Bulunç, Aralık'ta yapılacak Kophenhag Zirvesi'nde Türkiye'ye koşullu tarih verileceği yönündeki değerlendirmelerin sık sık öne sürüldüğünü dile getirerek, "Kimse Kopenhag Zirvesi'nde Türkiye'ye tam üyelik konusunda müzakere tarihi verilip verilmeyeceği konusunda tereddüt etmesin. Türkiye tüm Kopenhag kriterlerini yerine getirmiştir. Kopenhag Zirvesi'ne kadar olan yolda Türkiye'ye zirvede tespit edilecek ve 2003 tarihini öngören müzakere tarihi dışında hedefimiz yoktur. Türkiye'nin devlet politikası da bunu icap etmektedir. Kopenhag kriterlerini karşılayan uyum yasaları Türkiye AB ilişkilerinde yeni bir kapı açmalıdır. Avrupalı muhataplarımızda 3 Ağustos'taki manzara ile Türkiye'nin kat ettiği şuan ki ilerlemeyi daha iyi görmelidirler" diye konuştu.
"AB'NİN KADEK'İ TERÖR LİSTESİNE ALMAMASI İLİŞKİLERİMİZİ ASKIYA ALACAĞIMIZ ANLAMINA GELMEZ" Dışişleri Bakanlığı Sözcüsü Yusuf Bulunç, AB'nin KADEK'i terör listesine almamasının Türkiye-AB ilişkilerinin askıya alınması anlamına gelmeyeceğini söyledi.
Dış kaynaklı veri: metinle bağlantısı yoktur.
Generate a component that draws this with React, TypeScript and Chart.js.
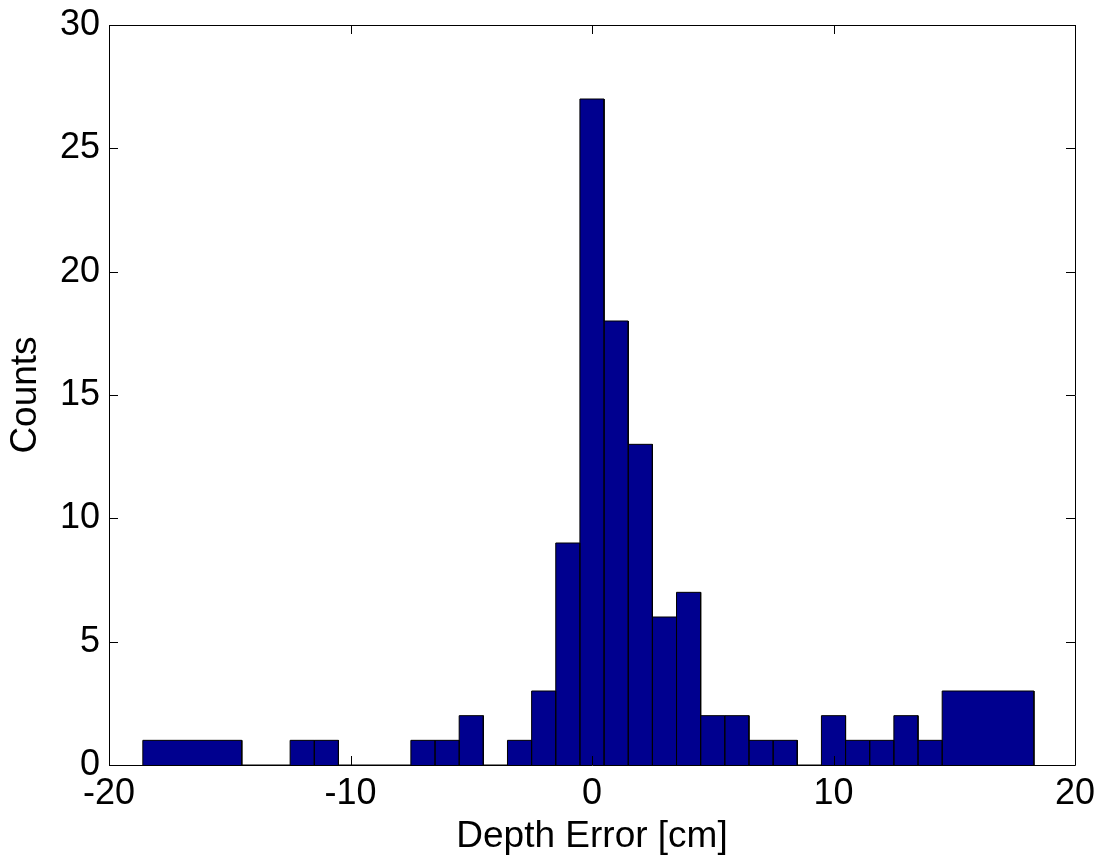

Dışişleri Bakanlığı haftalık olağan basın toplantısı bugün yapıldı. Toplantıda konuşan Bulunç, AB'nin KADEK'i terör listesine koymamayı kararlaştırmasını değerlendirerek, PKK-KADEK adlı terör örgütünün hak ettiği şekilde terör listesine alınması konusunda Türkiye'nin ısrarlı teşebbüslerinin devam ettiğini belirtti. AB'nin böyle bir karar aldığına dair somut bir bilginin Dışişleri'ne ulaşmadığını belirten Bulunç, "Böyle bir karar alırsa da bu Türkiye-AB ilişkilerinin askıya alınacağı anlamına gelmez" dedi.
Dışişleri Sözcüsü Yusuf Bulunç, bir soru üzerine, AGSP konusunun modelitelerinde halen sıkıntılar yaşandığını bildirdi. Türkiye'nin zaman baskısı olmadan ve sağlam zeminlere dayanarak AGSP ile ilgili bütün çözüm önerilerini sunacağını ifade eden Bulunç, Prag'da yapılan NATO Zirvesi'nin AGSP'nin çözümü için nihai bir karar olmayacağının da altını çizdi. Bulunç, Rusya Federasyonu'nun Türkiye'ye gönderdiği notanın Putin'in Türkiye'ye gelişine etki edip etmeyeceğine dair bir soruya ise bu notanın ne Putin'in gelişine, ne de Türkiye'nin Rusya Federasyonu ile arasında olan köklü ilişkilerine etki etmeyeceğini sandığını bildirdi. Bulunç, Türkiye'nin Putin'i davetinin geçerliliğini koruduğunu da sözlerine ekledi.